The campaign was received so positively that it was awarded a Cannes Grand Prix award and a Grand Clio award, both coveted accolades in the world of advertising.

4. Volkswagen, 'The Force' (2011)

Who didn't once pretend as a child (and maybe also as an adult) that they had superpowers?

Following a 10-year hiatus from producing Super Bowl commercials, in 2011 Volkswagen created one of the most memorable adverts ever shown during the sporting event, depicting a child dressed as Star Wars villain Darth Vader discovering that he's finally learnt how to master "the Force".

Unbeknownst to the child, what he thinks is a superhuman ability to start a car with his brainpower is actually his father controlling the vehicle with a remote.

Max Page, who starred in the advert as the child, hadn't seen any of the Star Wars films before taking on the role as he'd been too afraid, New York Daily News states.

In February 2011, Page met James Earl Jones, who voiced Darth Vader in the original Star Wars trilogy.

5. Honda, 'Matthew's Day Off' (2012)

In 1986, Matthew Broderick introduced the world to the mischievous character of Ferris Bueller, and imparted the message that people living life in the fast lane should "stop and look around once in a while".

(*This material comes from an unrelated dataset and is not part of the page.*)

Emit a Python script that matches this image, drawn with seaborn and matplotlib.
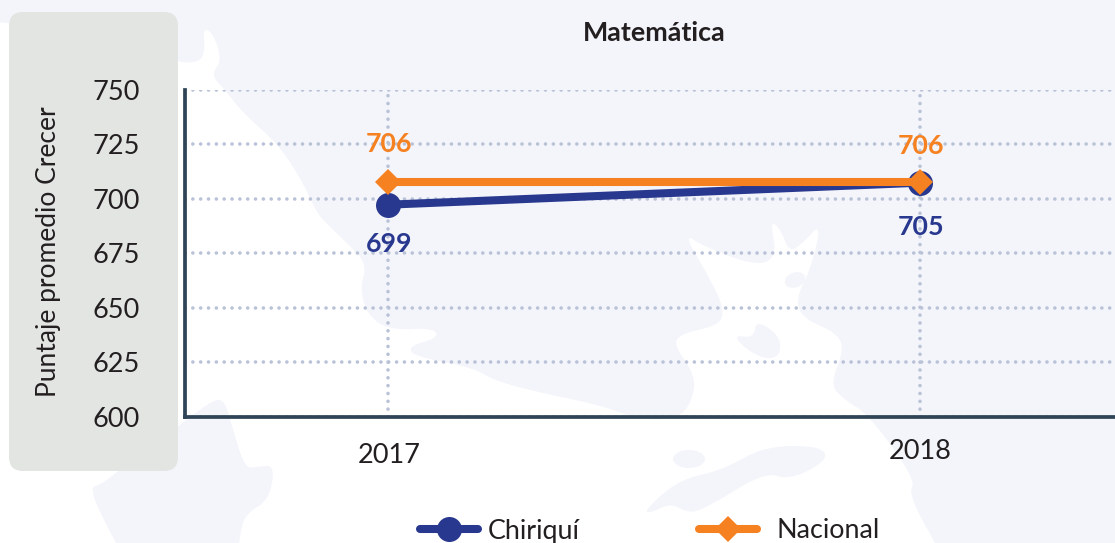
import seaborn as sns
import matplotlib.pyplot as plt
import pandas as pd
from matplotlib.patches import Polygon, FancyBboxPatch, Ellipse
from matplotlib.transforms import ScaledTranslation

# datos
anios = [2017, 2018]
chiriqui = [697.2, 707.3]
nacional = [707.6, 707.6]
etiquetas_chiriqui = ["699", "705"]
etiquetas_nacional = ["706", "706"]
ticks_y = [600, 625, 650, 675, 700, 725, 750]

AZUL = "#29388f"
NARANJA = "#f68121"
TEXTO = "#231f20"
MAPA = "#f4f5fb"
W, H = 1115, 543

df = pd.DataFrame({
    "anio": anios + anios,
    "puntaje": chiriqui + nacional,
    "serie": ["Chiriquí"] * 2 + ["Nacional"] * 2,
})


def suavizar(puntos, veces=3):
    # recorte de esquinas para que la costa no quede en linea recta
    for _ in range(veces):
        nuevos = []
        for i, (x0, y0) in enumerate(puntos):
            x1, y1 = puntos[(i + 1) % len(puntos)]
            nuevos.append((0.75 * x0 + 0.25 * x1, 0.75 * y0 + 0.25 * y1))
            nuevos.append((0.25 * x0 + 0.75 * x1, 0.25 * y0 + 0.75 * y1))
        puntos = nuevos
    return puntos


sns.set_theme(style="white")
plt.rcParams["font.family"] = ["Lato", "DejaVu Sans"]

fig = plt.figure(figsize=(W / 100, H / 100), dpi=100, facecolor="white")

# fondo: mapa de agua y panel gris, en pixeles
fondo = fig.add_axes([0, 0, 1, 1], zorder=0)
fondo.set_xlim(0, W)
fondo.set_ylim(H, 0)
fondo.axis("off")

tierra = [
    (-60, -60), (-60, 18), (0, 22), (30, 26), (178, 63), (200, 62), (205, 50), (203, 28), (213, 33),
    (222, 60), (211, 75), (225, 90), (243, 113), (277, 143), (300, 177), (317, 213),
    (327, 224), (348, 244), (367, 264), (360, 288), (367, 314), (388, 330), (434, 328),
    (438, 338), (409, 346), (413, 356), (474, 368), (493, 380), (537, 392), (600, 405),
    (640, 420), (682, 418), (695, 392), (693, 372), (674, 345), (680, 334), (720, 325),
    (724, 308), (709, 277), (683, 233), (705, 247), (756, 266), (777, 257), (770, 220),
    (781, 230), (789, 252), (802, 244), (822, 222), (810, 271), (796, 298), (802, 318),
    (837, 333), (844, 350), (830, 385), (845, 400), (869, 415), (916, 480), (908, 495),
    (945, 560), (960, 610), (1160, 610), (1180, 610), (1180, 590), (1180, -40), (1180, -60),
    (1160, -60), (-40, -60),
]
isla_sur = [
    (224, 398), (210, 402), (177, 427), (120, 470), (100, 485), (91, 487), (97, 507),
    (125, 560), (135, 590), (235, 590), (240, 530), (247, 513), (269, 500), (275, 465), (257, 467),
    (245, 468), (233, 430),
]
isla_larga = [
    (643, 512), (678, 480), (723, 470), (765, 446), (821, 446), (828, 460), (790, 480),
    (765, 472), (711, 505), (690, 514), (671, 503), (653, 512),
]
isla_bahia = [
    (733, 335), (754, 338), (756, 320), (779, 335), (781, 354), (768, 360), (747, 350),
]
for forma in [tierra, isla_sur, isla_larga, isla_bahia]:
    fondo.add_patch(Polygon(suavizar(forma), closed=True, fc=MAPA, ec="none"))
fondo.add_patch(Ellipse((689, 459), 32, 18, fc=MAPA, ec="none"))
fondo.add_patch(Ellipse((795, 280), 21, 15, angle=-20, fc=MAPA, ec="none"))

fondo.add_patch(FancyBboxPatch((21, 24), 145, 435, boxstyle="round,pad=12,rounding_size=14",
                               fc="#e3e5e3", ec="none"))

# grafico
ax = fig.add_axes([184.5 / W, 1 - 416.6 / H, 930.5 / W, 327 / H], zorder=1)
ax.patch.set_alpha(0)

sns.lineplot(data=df, x="anio", y="puntaje", hue="serie", style="serie",
             palette={"Chiriquí": AZUL, "Nacional": NARANJA},
             markers={"Chiriquí": "o", "Nacional": "D"}, dashes=False,
             linewidth=5.8, markersize=18, markeredgewidth=0, errorbar=None, ax=ax)
ax.lines[1].set_markersize(13)

ax.set_xlim(2017 - 203.5 / 532, 2018 + 195 / 532)
ax.set_ylim(600, 750)
ax.set_xticks(anios)
ax.set_yticks(ticks_y)
ax.set_xlabel("")
ax.set_ylabel("Puntaje promedio Crecer", fontsize=19, color=TEXTO)
ax.yaxis.set_label_coords(-123 / 930, 0.505)

ax.tick_params(axis="x", length=0, pad=16, labelsize=19.5, labelcolor=TEXTO)
ax.tick_params(axis="y", length=0, pad=32, labelsize=19.5, labelcolor=TEXTO)
for lab in ax.get_xticklabels()[:1]:
    lab.set_transform(lab.get_transform() + ScaledTranslation(1 / 100, -4 / 100, fig.dpi_scale_trans))

ax.set_axisbelow(True)
ax.grid(True, color="#b9c2d6", lw=2.6, linestyle=(0, (0.01, 2.16)), dash_capstyle="round")

sns.despine(ax=ax, top=True, right=True)
for lado in ["left", "bottom"]:
    ax.spines[lado].set_color("#2f4557")
    ax.spines[lado].set_linewidth(2.7)

# etiquetas de valores
desp_nacional = [27.5, 26]
desp_chiriqui = [-28, -32]
for i, anio in enumerate(anios):
    ax.annotate(etiquetas_nacional[i], (anio, nacional[i]), xytext=(0.5, desp_nacional[i]),
                textcoords="offset points", ha="center", va="center",
                fontsize=19.3, fontweight="bold", color=NARANJA)
    ax.annotate(etiquetas_chiriqui[i], (anio, chiriqui[i]), xytext=(0.5, desp_chiriqui[i]),
                textcoords="offset points", ha="center", va="center",
                fontsize=19.3, fontweight="bold", color=AZUL)

fig.text(654 / W, 1 - 33 / H, "Matemática", ha="center", va="center",
         fontsize=19.4, fontweight="bold", color=TEXTO)

# leyenda: dos bloques separados como en el original
handles, labels = ax.get_legend_handles_labels()
for h in handles:
    h.set_solid_capstyle("round")
handles[0].set_markersize(18)
handles[1].set_markersize(13)
handles[0].set_markeredgewidth(0)
handles[1].set_markeredgewidth(0)

ley1 = ax.legend(handles[:1], labels[:1], loc="center left", bbox_to_anchor=(420 / W, 1 - 531 / H),
                 bbox_transform=fig.transFigure, frameon=False, fontsize=19.4, labelcolor=TEXTO,
                 handlelength=2.15, handletextpad=0.37, borderpad=0, borderaxespad=0)
ax.add_artist(ley1)
ax.legend(handles[1:], labels[1:], loc="center left", bbox_to_anchor=(699 / W, 1 - 531 / H),
          bbox_transform=fig.transFigure, frameon=False, fontsize=19.4, labelcolor=TEXTO,
          handlelength=2.15, handletextpad=0.73, borderpad=0, borderaxespad=0)

fig.savefig("out.png", dpi=100)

More than two decades later, the actor reprised his role from the John Hughes-directed Ferris Bueller's Day Off for a Honda Super Bowl campaign, aptly named "Matthew's Day Off".

In the advert, Broderick imitates his teenage tactics by pretending to be ill in order to get out of a work commitment.

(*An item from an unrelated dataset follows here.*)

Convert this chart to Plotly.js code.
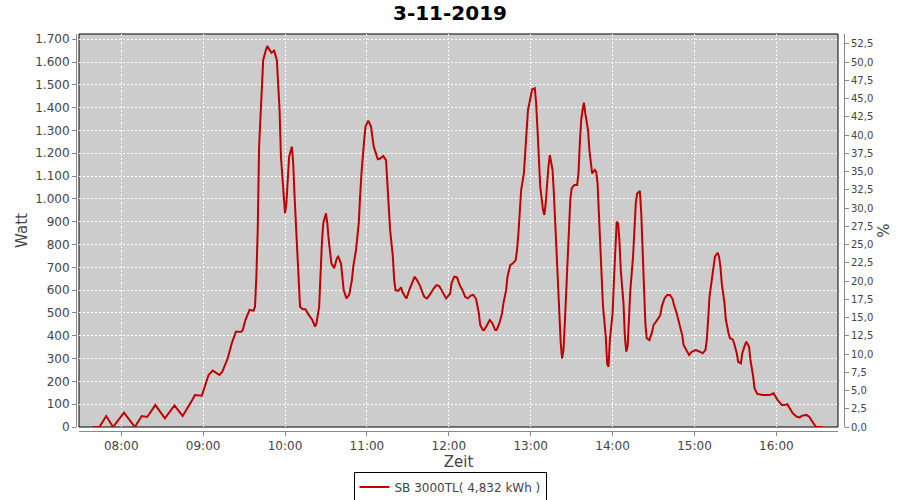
<!DOCTYPE html>
<html>
<head>
<meta charset="utf-8">
<script src="https://cdn.plot.ly/plotly-3.0.1.min.js"></script>
<style>html,body{margin:0;padding:0;background:#fff;}#chart{width:900px;height:500px;}</style>
</head>
<body>
<div id="chart"></div>
<script>
const chartTitle = '3-11-2019';
const seriesName = 'SB 3000TL( 4,832 kWh )';
const day = '2019-11-03';
const times = ['07:39','07:44','07:49','07:54','08:02','08:10','08:15','08:19','08:25','08:32','08:39','08:45','08:52','08:54','08:59',
'09:04','09:07','09:12','09:14','09:18','09:21','09:24','09:28','09:29','09:31','09:34','09:37','09:38','09:39','09:40','09:41','09:43','09:44','09:46','09:47','09:50','09:52','09:54','09:55','09:56','09:57','09:58','09:59',
'10:00','10:01','10:02','10:03','10:05','10:06','10:07','10:08','10:09','10:10','10:11','10:13','10:15','10:17','10:20','10:22','10:23','10:25','10:26','10:27','10:28','10:30','10:31','10:32','10:34','10:35','10:36','10:38','10:39','10:41','10:42','10:43','10:45','10:47','10:49','10:50','10:52','10:54','10:55','10:56','10:58','10:59',
'11:01','11:03','11:04','11:05','11:07','11:08','11:10','11:12','11:14','11:15','11:16','11:17','11:19','11:20','11:21','11:23','11:25','11:26','11:28','11:29','11:31','11:34','11:35','11:37','11:39','11:41','11:42','11:44','11:46','11:49','11:51','11:53','11:56','11:58',
'12:01','12:02','12:04','12:06','12:08','12:10','12:12','12:14','12:16','12:18','12:20','12:22','12:23','12:25','12:26','12:28','12:30','12:32','12:34','12:35','12:37','12:39','12:40','12:42','12:43','12:45','12:47','12:49','12:50','12:51','12:52','12:53','12:55','12:56','12:57','12:58',
'13:00','13:01','13:03','13:04','13:05','13:06','13:07','13:09','13:10','13:11','13:12','13:13','13:14','13:16','13:17','13:18','13:19','13:20','13:21','13:22','13:23','13:24','13:25','13:26','13:27','13:28','13:29','13:30','13:32','13:34','13:35','13:36','13:37','13:38','13:39','13:40','13:42','13:43','13:44','13:45','13:47','13:48','13:49','13:50','13:51','13:52','13:53','13:55','13:56','13:57','13:58',
'14:00','14:01','14:02','14:03','14:04','14:05','14:06','14:08','14:09','14:10','14:11','14:12','14:13','14:15','14:16','14:17','14:18','14:20','14:21','14:22','14:23','14:24','14:25','14:27','14:29','14:30','14:33','14:35','14:36','14:38','14:40','14:42','14:44','14:45','14:47','14:49','14:51','14:52','14:55','14:56','14:58',
'15:01','15:04','15:06','15:08','15:09','15:10','15:11','15:13','15:14','15:15','15:17','15:18','15:19','15:20','15:22','15:23','15:25','15:26','15:28','15:29','15:31','15:32','15:34','15:35','15:37','15:38','15:40','15:41','15:43','15:44','15:46','15:50','15:55','15:58','15:59',
'16:01','16:04','16:06','16:08','16:10','16:12','16:15','16:17','16:19','16:22','16:24','16:26','16:28','16:29','16:34'];
const watts = [0,0,48,0,63,0,48,44,96,38,95,48,118,140,137,
228,247,228,242,301,367,418,418,425,469,513,510,527,659,864,1229,1477,1609,1653,1670,1641,1650,1609,1514,1390,1185,1097,981,
937,981,1083,1185,1229,1156,1010,893,747,630,527,516,516,495,469,440,454,527,688,805,893,937,893,820,717,703,696,740,747,717,644,600,564,579,644,703,776,893,1010,1112,1258,1317,
1343,1317,1273,1229,1192,1174,1178,1188,1170,1083,981,864,747,644,600,597,612,593,571,564,600,644,659,641,618,585,571,564,579,608,622,618,585,564,
585,630,659,656,622,600,571,564,576,579,561,498,447,425,425,447,469,454,425,425,454,498,542,600,659,710,718,732,776,849,944,1039,1112,1214,1302,1390,
1448,1480,1485,1419,1302,1156,1054,952,930,981,1068,1141,1192,1127,1024,893,747,615,454,367,301,337,454,585,718,893,995,1046,1061,1061,1112,1244,1346,1390,1422,1375,1302,1214,1156,1112,1127,1119,1068,952,835,659,527,396,279,264,381,
498,644,805,900,893,820,688,542,396,330,352,454,600,747,878,981,1024,1035,937,776,571,454,389,381,418,447,472,491,527,564,579,579,561,535,498,454,403,360,323,316,330,
337,330,323,337,381,469,571,659,703,747,764,747,703,630,542,469,410,389,384,367,323,286,279,323,360,374,352,294,221,169,145,140,140,148,137,
118,96,96,100,82,60,45,42,50,53,45,27,12,0,0];
const hourTicks = ['08:00','09:00','10:00','11:00','12:00','13:00','14:00','15:00','16:00'];

const xs = times.map(t => day + ' ' + t);
const tickFont = {family: 'DejaVu Sans, sans-serif', size: 12, color: '#444444'};
const titleFont = {family: 'DejaVu Sans, sans-serif', size: 15, color: '#444444'};

const trace = {
  x: xs, y: watts, type: 'scatter', mode: 'lines', name: seriesName,
  line: {color: '#C00000', width: 2}, xaxis: 'x', yaxis: 'y'
};
// empty helper trace so that the percentage axis on the right is drawn
const pctAxisTrace = {
  x: [null], y: [null], type: 'scatter', mode: 'lines', xaxis: 'x', yaxis: 'y2',
  showlegend: false, hoverinfo: 'skip', line: {color: 'rgba(0,0,0,0)'}
};

const layout = {
  width: 900, height: 500,
  margin: {l: 76, r: 56, t: 34, b: 69, pad: 0},
  paper_bgcolor: '#ffffff', plot_bgcolor: '#CCCCCC',
  separators: ',.',
  font: {family: 'DejaVu Sans, sans-serif', color: '#444444'},
  title: {text: '<b>' + chartTitle + '</b>', font: {family: 'DejaVu Sans, sans-serif', size: 20, color: '#000000'},
          x: 0.5, xref: 'container', xanchor: 'center', y: 0.974, yref: 'container', yanchor: 'middle'},
  showlegend: true,
  legend: {orientation: 'h', x: 0.5, xref: 'container', xanchor: 'center', y: 0.026, yref: 'container', yanchor: 'middle',
           bordercolor: '#000000', borderwidth: 1, bgcolor: '#ffffff', font: {family: 'DejaVu Sans, sans-serif', size: 12, color: '#444444'},
           itemwidth: 30},
  xaxis: {
    type: 'date', domain: [3/768, 762/768], anchor: 'free', position: 0,
    range: [day + ' 07:29:03', day + ' 16:45:09'],
    tickvals: hourTicks.map(t => day + ' ' + t), ticktext: hourTicks,
    showline: true, linecolor: '#888888', linewidth: 1,
    ticks: 'outside', ticklen: 4, tickcolor: '#888888',
    showgrid: true, gridcolor: '#ffffff', gridwidth: 1, griddash: '2px,2px',
    zeroline: false, tickfont: tickFont,
    title: {text: 'Zeit', font: titleFont, standoff: 4}
  },
  yaxis: {
    domain: [4/397, 1], anchor: 'free', position: 0,
    range: [0, 1723], dtick: 100, tick0: 0, tickformat: ',d', separatethousands: true,
    showline: true, linecolor: '#888888', linewidth: 1,
    ticks: 'outside', ticklen: 4, tickcolor: '#888888',
    showgrid: true, gridcolor: '#ffffff', gridwidth: 1, griddash: '2px,2px',
    zeroline: false, tickfont: tickFont,
    title: {text: 'Watt', font: titleFont, standoff: 2}
  },
  yaxis2: {
    overlaying: 'y', side: 'right', anchor: 'free', position: 1,
    range: [0, 53.84], dtick: 2.5, tick0: 0, tickformat: '.1f',
    showline: true, linecolor: '#888888', linewidth: 1,
    ticks: 'outside', ticklen: 4, tickcolor: '#888888',
    showgrid: false, zeroline: false,
    tickfont: {family: 'DejaVu Sans, sans-serif', size: 10, color: '#444444'},
    title: {text: '%', font: titleFont, standoff: 6}
  },
  shapes: [{type: 'rect', xref: 'x domain', yref: 'y domain', x0: 0, x1: 1, y0: 0, y1: 1,
            line: {color: '#000000', width: 1}, fillcolor: 'rgba(0,0,0,0)', layer: 'below'}]
};

Plotly.newPlot('chart', [trace, pctAxisTrace], layout, {displayModeBar: false, staticPlot: true});
</script>
</body>
</html>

"Sometimes you've got to live a little," he says while on a fairground ride.

The commercial ends with a valet taking a Honda CR-V previously driven by Broderick for a joy-ride, just as two garage attendants did in the 1980s film.

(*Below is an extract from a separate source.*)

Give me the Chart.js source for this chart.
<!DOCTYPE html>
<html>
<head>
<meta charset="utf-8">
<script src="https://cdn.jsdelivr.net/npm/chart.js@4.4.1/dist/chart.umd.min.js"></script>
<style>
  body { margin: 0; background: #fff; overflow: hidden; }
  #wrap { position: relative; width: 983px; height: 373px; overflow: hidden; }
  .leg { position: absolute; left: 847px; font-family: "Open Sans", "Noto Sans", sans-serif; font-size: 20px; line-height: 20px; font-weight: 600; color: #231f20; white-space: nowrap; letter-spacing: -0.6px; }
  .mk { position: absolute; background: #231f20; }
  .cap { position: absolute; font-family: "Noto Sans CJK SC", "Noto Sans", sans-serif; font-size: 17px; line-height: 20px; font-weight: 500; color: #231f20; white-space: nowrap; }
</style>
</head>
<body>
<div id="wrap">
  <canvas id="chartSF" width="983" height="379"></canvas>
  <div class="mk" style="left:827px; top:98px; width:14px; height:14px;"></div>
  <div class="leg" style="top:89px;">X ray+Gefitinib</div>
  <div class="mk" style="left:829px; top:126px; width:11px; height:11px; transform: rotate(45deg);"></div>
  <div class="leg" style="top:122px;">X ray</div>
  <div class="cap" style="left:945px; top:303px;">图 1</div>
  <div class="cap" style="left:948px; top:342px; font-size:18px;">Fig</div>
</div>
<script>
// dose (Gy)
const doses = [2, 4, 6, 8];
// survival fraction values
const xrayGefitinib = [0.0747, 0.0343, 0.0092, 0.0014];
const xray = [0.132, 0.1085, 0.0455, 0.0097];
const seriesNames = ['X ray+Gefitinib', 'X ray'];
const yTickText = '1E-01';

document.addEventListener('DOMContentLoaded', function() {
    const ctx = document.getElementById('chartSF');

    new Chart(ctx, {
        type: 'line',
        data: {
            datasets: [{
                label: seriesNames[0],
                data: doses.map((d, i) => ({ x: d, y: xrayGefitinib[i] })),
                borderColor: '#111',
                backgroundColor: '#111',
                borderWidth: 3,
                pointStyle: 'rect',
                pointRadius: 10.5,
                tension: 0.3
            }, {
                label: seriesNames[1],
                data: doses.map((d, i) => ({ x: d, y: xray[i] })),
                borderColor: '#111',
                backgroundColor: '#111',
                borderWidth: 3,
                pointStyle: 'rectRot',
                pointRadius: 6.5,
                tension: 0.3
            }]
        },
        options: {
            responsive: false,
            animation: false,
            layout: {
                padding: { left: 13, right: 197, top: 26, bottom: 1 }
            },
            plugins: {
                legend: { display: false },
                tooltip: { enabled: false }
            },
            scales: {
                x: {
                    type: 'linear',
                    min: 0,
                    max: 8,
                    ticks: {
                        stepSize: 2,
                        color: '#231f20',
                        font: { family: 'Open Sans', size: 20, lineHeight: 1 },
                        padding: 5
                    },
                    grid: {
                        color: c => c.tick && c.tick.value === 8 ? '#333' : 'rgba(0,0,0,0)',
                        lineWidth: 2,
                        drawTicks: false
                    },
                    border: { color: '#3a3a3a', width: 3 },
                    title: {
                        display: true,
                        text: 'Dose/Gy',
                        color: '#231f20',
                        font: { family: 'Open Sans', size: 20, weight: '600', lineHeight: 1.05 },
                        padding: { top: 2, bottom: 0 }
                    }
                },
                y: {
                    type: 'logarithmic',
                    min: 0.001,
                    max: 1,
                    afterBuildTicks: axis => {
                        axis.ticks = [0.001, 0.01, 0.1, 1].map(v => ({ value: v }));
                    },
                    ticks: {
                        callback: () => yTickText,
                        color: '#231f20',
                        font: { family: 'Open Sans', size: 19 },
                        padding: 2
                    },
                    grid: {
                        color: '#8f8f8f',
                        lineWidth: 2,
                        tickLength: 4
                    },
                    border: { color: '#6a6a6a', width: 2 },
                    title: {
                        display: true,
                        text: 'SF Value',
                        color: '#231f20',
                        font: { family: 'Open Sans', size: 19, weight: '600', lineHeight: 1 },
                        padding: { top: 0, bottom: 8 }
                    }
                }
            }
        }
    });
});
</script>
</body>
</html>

6. Coca-Cola, 'Hey Kid, Catch' (1979)

While former Pittsburgh Steelers American footballer "Mean" Joe Greene may have acqiured his nickname due to his sturdy defensive play, in 1980 Coca-Cola showed his softer side in its Super Bowl commercial.

The advert begins with Greene limping down the tunnel during a game, having sustained an injury on the pitch.

A young boy passes the American footballer, asking whether he needs any assistance.

When Greene says that he doesn't, the boy then offers the athlete a bottle of Coke.

After initially being reluctant to accept the boy's offer, Greene takes the drink, before throwing his jersey at the boy as a gesture of gratitude.

7. Pepsi, 'Cindy Crawford' (1992)

Throughout the 1980s and 1990s, Cindy Crawford became a household name in the world of fashion, modelling for publications including Vogue, Cosmopolitan and Harper's Bazaar.

Pepsi took advantage of her fame in 1992, using the supermodel to advertise the new design for its soft drink can in its Super Bowl campaign.

The company recreated the commercial with Crawford in 2018, in an advert also featuring Britney Spears.

The model also parodied the original advert in 2016 with James Corden for a segment on his late night American talk show.

Corden and Crawford's parody has garnered more than three million views on YouTube.

8. Budweiser, 'The Budweiser Frogs' (1995)

One of the most unusual Super Bowl commercials to ever be released was that of "The Budweiser Frogs", featuring three animatronic frogs named "Bud", "Weis" and "Er".

After appearing in Budweiser's 1995 Super Bowl commercial, the beer company continued to feature the frogs in adverts for the following few years.

The advert is as strange as it sounds, with the frogs continually croaking their names so as to spell out "Budweiser".

Some critics of the advert claimed the inclusion of the frogs made it appealing to a young audience, and accused Budweiser of encouraging people under the drinking age to buy the brand's beer. Budweiser denied these claims.

9. Reebok, 'Terry Tate: Office Linebacker' (2003)

On some days, it can be difficult trying to find the motivation to work solidly in the office.

With a colleague like American football linebacker Terry Tate in the office, you'd never have to worry about your slipping motivation ever again.

In 2003, Reebok released its Super Bowl campaign featuring the character, dubbed the "office linebacker".

In the advert, Tate can be seen tackling office workers to the ground who he thinks are slacking, shouting phrases at them like: "When it's game time, it's pain time."

10. Doritos, 'Goat 4 Sale' (2013)

Who knew a goat and Doritos would go together like peas in a pod?

The genius behind the eccentric Doritos "Goat 4 Sale" 2013 Super Bowl advert wasn't actually conceived by the crisps company, but created by an external director who won a competition.

Ben Callner, a film director from Atlanta, submitted the commercial as part of the annual Doritos "Crash the Super Bowl" contest, a competition that offered consumers the opportunity to have their fan-made adverts aired during the Super Bowl.

"Our commercial opened up how funny goat screams are," Callner told Atlanta Magazine.

"Taylor Swift’s song 'I Knew You Were Trouble' now has a goat scream in it, a Justin Bieber song has a goat scream in it. It’s started this craze. If we had the rights to that, wow."